El martes a eso de las siete de la tarde, mientras la lluvia y el granizo traían locos a los chilangos, la periodista y tuitera Magaly Herrera publicó en twitter la siguiente duda: “El DF parece un buen lugar para vivir ¿será?”. Hago mía esa pregunta lanzada al aire cibernético por la colega poblana, y le contesto que sí, que sí lo es.
Yo tuve una de las primeras pistas al respecto hace casi 33 años, cuando como parte de la delegación Jalisco de eso que se conoce como Niños Hidalgo visité en 1981, y durante una semana, la capital. En aquellos tiempos, y supongo que en estos, para alumnos aplicados de sexto de primaria era emocionante conocer al Presidente de la República, así fuera el menguante y ya polémico José López Portillo.
El mandatario nos regaló su libro Quetzalcóatl (¡Oh, sí!). La gira incluyó soplarse un rollo de Carlos Hank González, a la postre regente capitalino; fuimos a ver al Loco Valdés en una obra sobre Peter Pan. Si la memoria no me falla también vimos al Negro Durazo, pues nos llevaron a la Academia de Policía allá por el Desierto de los Leones. Asistimos a un show de delfines en Chapultepec, nos insolamos en el COM, el diploma que nos entregaron estaba firmado por el secretario de Educación Fernando Solana.

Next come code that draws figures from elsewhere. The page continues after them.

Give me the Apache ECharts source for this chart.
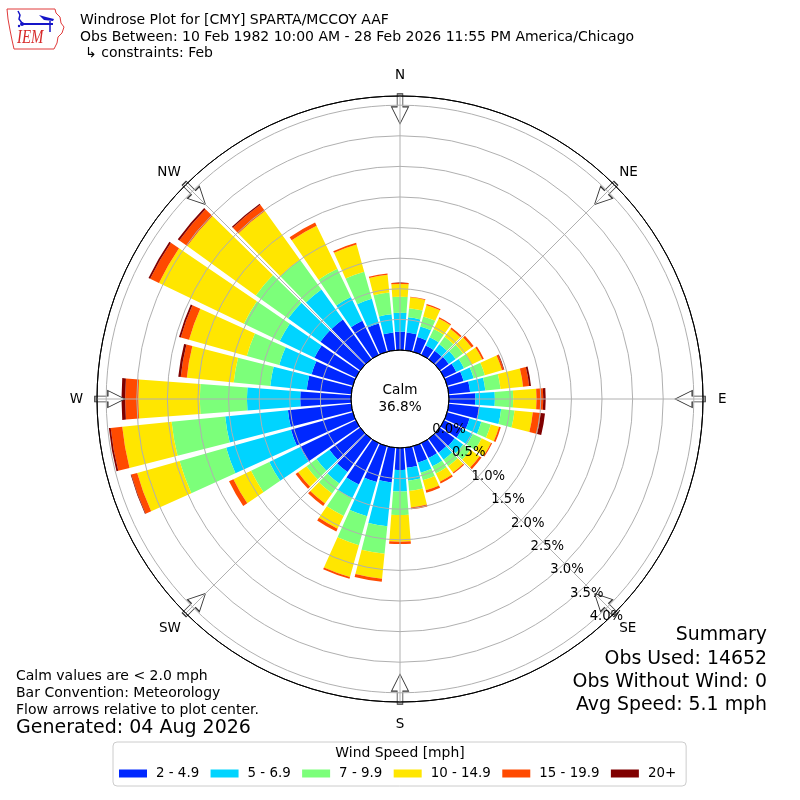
<!DOCTYPE html>
<html>
<head>
<meta charset="utf-8">
<script src="https://cdn.jsdelivr.net/npm/echarts@6/dist/echarts.min.js"></script>
<style>
html,body{margin:0;padding:0;background:#fff;}
#chart{width:800px;height:800px;}
</style>
</head>
<body>
<div id="chart"></div>
<script>
// ---------------- DATA ----------------
const directions = [0,10,20,30,40,50,60,70,80,90,100,110,120,130,140,150,160,170,180,190,200,210,220,230,240,250,260,270,280,290,300,310,320,330,340,350];
const compassLabels = ['N','NE','E','SE','S','SW','W','NW'];
const arrowDirs = [0,45,90,135,180,225,270,315];
const speedBins = ['2 - 4.9','5 - 6.9','7 - 9.9','10 - 14.9','15 - 19.9','20+'];

// percent of observations per direction and speed bin
const pct_2_4_9   = [0.30,0.29,0.25,0.17,0.17,0.18,0.22,0.28,0.35,0.43,0.50,0.38,0.32,0.30,0.28,0.27,0.28,0.33,0.36,0.57,0.61,0.75,0.67,0.62,1.01,1.05,1.04,0.83,0.73,0.70,0.75,0.80,0.80,0.62,0.48,0.29];
const pct_5_6_9   = [0.31,0.25,0.18,0.15,0.13,0.14,0.14,0.17,0.25,0.32,0.36,0.20,0.20,0.17,0.14,0.15,0.17,0.21,0.35,0.72,0.58,0.25,0.23,0.26,0.56,1.10,1.03,0.87,0.60,0.55,0.63,0.65,0.60,0.43,0.42,0.30];
const pct_7_9_9   = [0.26,0.15,0.17,0.15,0.15,0.15,0.14,0.19,0.25,0.30,0.22,0.16,0.16,0.15,0.13,0.13,0.13,0.17,0.385,0.45,0.49,0.32,0.20,0.20,0.33,0.79,0.88,0.77,0.60,0.55,0.65,0.65,0.60,0.51,0.46,0.36];
const pct_10_14_9 = [0.21,0.18,0.19,0.19,0.16,0.17,0.19,0.29,0.37,0.38,0.30,0.14,0.17,0.18,0.13,0.15,0.17,0.27,0.435,0.41,0.54,0.23,0.20,0.17,0.32,0.72,0.81,1.005,0.77,0.98,1.54,1.38,0.98,0.78,0.46,0.29];
const pct_15_19_9 = [0.02,0.01,0.02,0.02,0.03,0.04,0.03,0.03,0.10,0.11,0.13,0.03,0.02,0.04,0.02,0.03,0.04,0.03,0.04,0.05,0.03,0.05,0.05,0.05,0.08,0.10,0.19,0.215,0.10,0.14,0.16,0.16,0.13,0.06,0.03,0.02];
const pct_20_plus = [0,0,0,0,0,0,0,0.01,0.03,0.04,0.07,0,0,0,0,0,0,0,0,0,0,0,0,0,0,0.01,0.03,0.06,0.04,0.03,0.03,0.03,0.02,0,0,0];

const radiusTickLabels = ['0.0%','0.5%','1.0%','1.5%','2.0%','2.5%','3.0%','3.5%','4.0%'];
const calmText = ['Calm','36.8%'];
const titleLines = ['Windrose Plot for [CMY] SPARTA/MCCOY AAF','Obs Between: 10 Feb 1982 10:00 AM - 28 Feb 2026 11:55 PM America/Chicago','\u21b3 constraints: Feb'];
const noteLines = ['Calm values are < 2.0 mph','Bar Convention: Meteorology','Flow arrows relative to plot center.'];
const generatedText = 'Generated: 04 Aug 2026';
const summaryLines = ['Summary','Obs Used: 14652','Obs Without Wind: 0','Avg Speed: 5.1 mph'];
const legendTitle = 'Wind Speed [mph]';

// ---------------- STYLE ----------------
const FONT = '"DejaVu Sans", sans-serif';
const binColors = ['#0028ff','#00d4ff','#7cff7a','#ffe600','#ff4a00','#800000'];
const CX = 400, CY = 399, R0 = 49, R1 = 303;
const R_MAX = 4.15;
const ARROW_R = 3.94;
const ARROW = 'path://M6,0 L12,0 L12,13 L18,13 L9,30 L0,13 L6,13 Z';
// extra offset of the compass labels (rich text styles)
const compassRich = {
  n: { padding: [0, 0, 7, 0], fontSize: 13.5, color: '#000', fontFamily: FONT },
  e: { padding: [0, 0, 0, 8], fontSize: 13.5, color: '#000', fontFamily: FONT },
  s: { padding: [8, 0, 0, 0], fontSize: 13.5, color: '#000', fontFamily: FONT },
  w: { padding: [0, 7, 0, 0], fontSize: 13.5, color: '#000', fontFamily: FONT },
  d: { padding: [0, 0, 0, 0], fontSize: 13.5, color: '#000', fontFamily: FONT },
  sw: { padding: [3, 0, 0, 0], fontSize: 13.5, color: '#000', fontFamily: FONT },
  se: { padding: [3, 0, 0, 0], fontSize: 13.5, color: '#000', fontFamily: FONT }
};
const compassStyleKey = ['n','d','e','se','s','sw','w','d'];

const binData = [pct_2_4_9, pct_5_6_9, pct_7_9_9, pct_10_14_9, pct_15_19_9, pct_20_plus];

const series = speedBins.map((name, k) => ({
  name: name,
  type: 'bar',
  coordinateSystem: 'polar',
  polarIndex: 0,
  stack: 'wind',
  barWidth: '86%',
  silent: true,
  itemStyle: { color: binColors[k] },
  data: directions.map((d, i) => [binData[k][i], d]),
  z: 2
}));

series.push({
  type: 'scatter',
  coordinateSystem: 'polar',
  polarIndex: 0,
  symbol: ARROW,
  symbolSize: [17, 30],
  symbolRotate: function (v) { return -v[1]; },
  silent: true,
  itemStyle: { color: '#ffffff', borderColor: '#333333', borderWidth: 1, opacity: 1 },
  data: arrowDirs.map(d => [ARROW_R, d]),
  z: 3
});

const gridColors = ['#000000','#b0b0b0','#b0b0b0','#b0b0b0','#b0b0b0','#b0b0b0','#b0b0b0','#b0b0b0','#b0b0b0','#000000'];

const graphics = [];
titleLines.forEach((t, i) => {
  graphics.push({ type: 'text', x: i < 2 ? 80 : 85, y: 20.7 + 16.3 * i, z: 100,
    style: { text: t, font: '14px ' + FONT, fill: '#000', verticalAlign: 'middle', align: 'left' } });
});
noteLines.forEach((t, i) => {
  graphics.push({ type: 'text', x: 16, y: 676 + 17 * i, z: 100,
    style: { text: t, font: '14px ' + FONT, fill: '#000', verticalAlign: 'middle', align: 'left' } });
});
graphics.push({ type: 'text', x: 16, y: 728.5, z: 100,
  style: { text: generatedText, font: '19px ' + FONT, fill: '#000', verticalAlign: 'middle', align: 'left' } });
summaryLines.forEach((t, i) => {
  graphics.push({ type: 'text', x: 767, y: 635.5 + 23.2 * i, z: 100,
    style: { text: t, font: '18.9px ' + FONT, fill: '#000', verticalAlign: 'middle', align: 'right' } });
});
graphics.push({ type: 'text', x: CX, y: CY, z: 100,
  style: { text: calmText.join('\n'), font: '13.6px ' + FONT, lineHeight: 17, fill: '#000', verticalAlign: 'middle', align: 'center' } });
graphics.push({ type: 'text', x: 400, y: 753, z: 100,
  style: { text: legendTitle, font: '13.9px ' + FONT, fill: '#000', verticalAlign: 'middle', align: 'center' } });
// IEM logo
graphics.push({ type: 'group', x: 0, y: 0, z: 100, children: [
  { type: 'polyline', shape: { points: [[7,9],[55,9],[56,13],[60,17],[61,23],[64,27],[62,33],[58,37],[57,43],[54,49],[14,49],[12,40],[10,30],[8,19],[7,9]] },
    style: { stroke: '#e03a3a', lineWidth: 1, fill: 'none' } },
  { type: 'line', shape: { x1: 23, y1: 24, x2: 53, y2: 24 }, style: { stroke: '#1515c8', lineWidth: 2 } },
  { type: 'polyline', shape: { points: [[18,11],[20,15],[19,19],[22,23]] }, style: { stroke: '#1515c8', lineWidth: 1.5, fill: 'none' } },
  { type: 'polygon', shape: { points: [[39,15],[46,17],[54,19],[53,21],[44,20]] }, style: { fill: '#1515c8' } },
  { type: 'circle', shape: { cx: 22, cy: 24, r: 2 }, style: { fill: '#1515c8' } },
  { type: 'circle', shape: { cx: 19, cy: 26, r: 1.2 }, style: { fill: '#1515c8' } },
  { type: 'line', shape: { x1: 50, y1: 21, x2: 50, y2: 32 }, style: { stroke: '#1515c8', lineWidth: 1.5 } },
  { type: 'text', x: 17, y: 38, scaleX: 0.78, style: { text: 'IEM', font: 'italic 19px "Liberation Serif", serif', fill: '#d62828', verticalAlign: 'middle', align: 'left' } }
]});

const option = {
  animation: false,
  backgroundColor: '#ffffff',
  textStyle: { fontFamily: FONT },
  polar: [
    { center: [CX, CY], radius: [R0, R1] },
    { center: [CX, CY], radius: [R0, R1] }
  ],
  angleAxis: [
    { polarIndex: 0, type: 'value', min: 0, max: 360, interval: 45, startAngle: 90, clockwise: true, z: 5,
      axisLine: { show: true, lineStyle: { color: '#000', width: 1 } },
      axisTick: { show: false },
      axisLabel: { show: true, margin: 7, fontSize: 13.5, color: '#000', fontFamily: FONT, rich: compassRich,
        formatter: function (v) {
          if (v >= 360) return '';
          const k = Math.round(v / 45);
          return '{' + compassStyleKey[k] + '|' + compassLabels[k] + '}';
        } },
      splitLine: { show: true, lineStyle: { color: '#b0b0b0', width: 1 } } },
    { polarIndex: 1, type: 'value', min: 0, max: 360, startAngle: -50, clockwise: true, show: false }
  ],
  radiusAxis: [
    { polarIndex: 0, type: 'value', min: 0, max: R_MAX, interval: 0.5, z: 5,
      axisLine: { show: false }, axisTick: { show: false }, axisLabel: { show: false },
      splitLine: { show: true, lineStyle: { color: gridColors, width: 1 } } },
    { polarIndex: 1, type: 'value', min: 0, max: R_MAX, interval: 0.5, z: 10,
      axisLine: { show: false }, axisTick: { show: false }, splitLine: { show: false },
      axisLabel: { show: true, margin: 1, fontSize: 13.2, color: '#000', fontFamily: FONT, align: 'left', verticalAlign: 'bottom',
        formatter: function (v) { const k = Math.round(v / 0.5); return Math.abs(k * 0.5 - v) < 1e-6 ? (radiusTickLabels[k] || '') : ''; } } }
  ],
  legend: {
    data: speedBins, left: 113, top: 742, orient: 'horizontal',
    itemWidth: 28, itemHeight: 8, itemGap: 11.4, icon: 'rect',
    padding: [25, 10, 6, 6], borderColor: '#cccccc', borderWidth: 1, borderRadius: 4, backgroundColor: '#ffffff',
    selectedMode: false,
    textStyle: { fontFamily: FONT, fontSize: 13.4, color: '#000', padding: [0, 0, 0, 4] }
  },
  graphic: graphics,
  series: series
};

const chart = echarts.init(document.getElementById('chart'), null, { renderer: 'canvas' });
chart.setOption(option);
</script>
</body>
</html>
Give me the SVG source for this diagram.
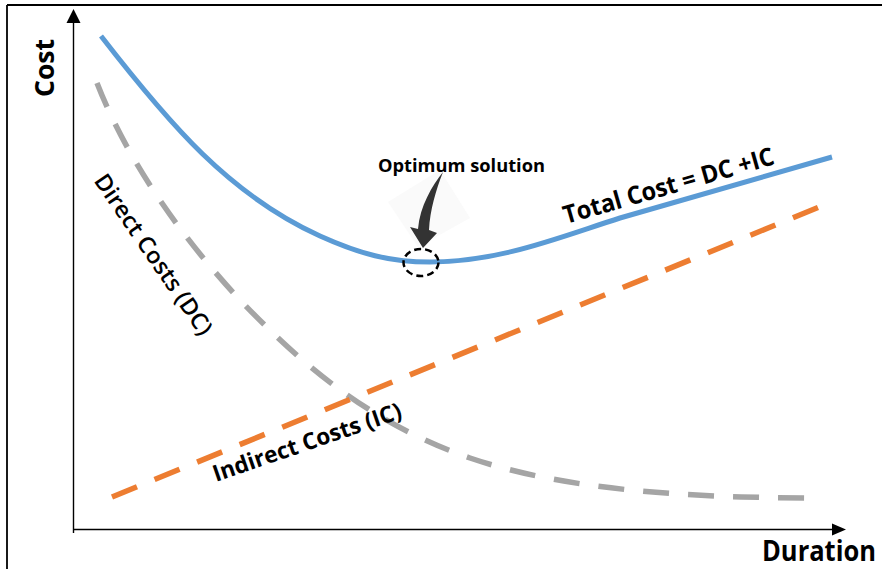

No fue, sin embargo, la nostalgia de ese tour lo que me hizo volver varias veces a la Ciudad de México cuando cursaba la universidad, en viajes que en bola hacíamos en tren (buena parte del trayecto lo pasábamos en el vagón bar) cuando los ferrocarriles de pasajeros entre Guadalajara y el DF todavía existían.
En esas visitas me aficioné a los cafés de la calle 5 de Mayo, a la agresiva enormidad del Zócalo, al sentido de grandeza que despiden el Palacio Nacional, el Paseo de la Reforma con el Ángel de la Independencia, el hórrido pero no menos imponente monumento a la Revolución, a la maravilla que era el Metro; me gustaron también algunas zonas de Chapultepec y barrios como el de Coyoacán, con sus librerías, la Roma o San Ángel. Nunca he sido mucho de teatro, pero la Cineteca era un oasis de visita obligada. Incluso llegué a venir de ida y vuelta para asistir a alguna corrida de toros.
En fin, eso que me hizo regresar y regresar fue que México era la ciudad en la que pasaban cosas.
Hoy pasan cosas en más partes del país. Son más y más visibles las expresiones culturales de ciudades medias; hay un menor aislamiento de muchas poblaciones, y existe una más adecuada valoración de la diversidad de varios estados. Pero la capital era, y me temo que es, para usar términos taurinos, la que da y quita en nuestra Nación.
Esto último, desde mi punto de vista, genera un ambiente marcado por una dualidad: hay más competencia y por ende más respeto a la divergencia. Y eso se respira, y eso se mete en la piel, y eso se vive y se vibra cada día. ¿Mi momento favorito del ser chilango? Cuando al amanecer veo el hormigueo en el Metro de miles y miles que se apuran para llegar a trabajar.
La capital no es ideal, y está lejos de ser un ecosistema exento de vivir retrocesos democráticos. Pero lo que con un poco de curiosidad se percibe desde la primera vez que uno aprecia esta ciudad es que aquí confluyen todas las expresiones, locales o foráneas, que han de determinar el paso de México, y eso sí creo que provoca una atmósfera irrepetible.
¿Centralismo? Quizá sí. Pero los chilangos desde siempre asumen esa centralidad con orgullo y a veces con responsabilidad, y eso hace que todos –a contrapelo de lo que decía el personaje de Héctor Suárez- sean (seamos) bienvenidos. ¿Te animas, Magaly?
El tono nostálgico de esta columna tiene un origen doble. En dos semanas cumplo 20 años de haberme mudado a la Ciudad de México y la fecha, perdonen el egocentrismo, me pareció que ameritaba el dar gracias a la capital por tanto recibido en estos dos decenios. Columnas que son como un retablo, pues. Y en segundo lugar hoy me despido de este entrañable espacio, de Más por Más, medio al que tanto cariño tomé en tan poco tiempo. Gracias a Caro Rocha, a Gustavo, y a todos en la redacción. Gracias a los lectores y larga vida a este periódico.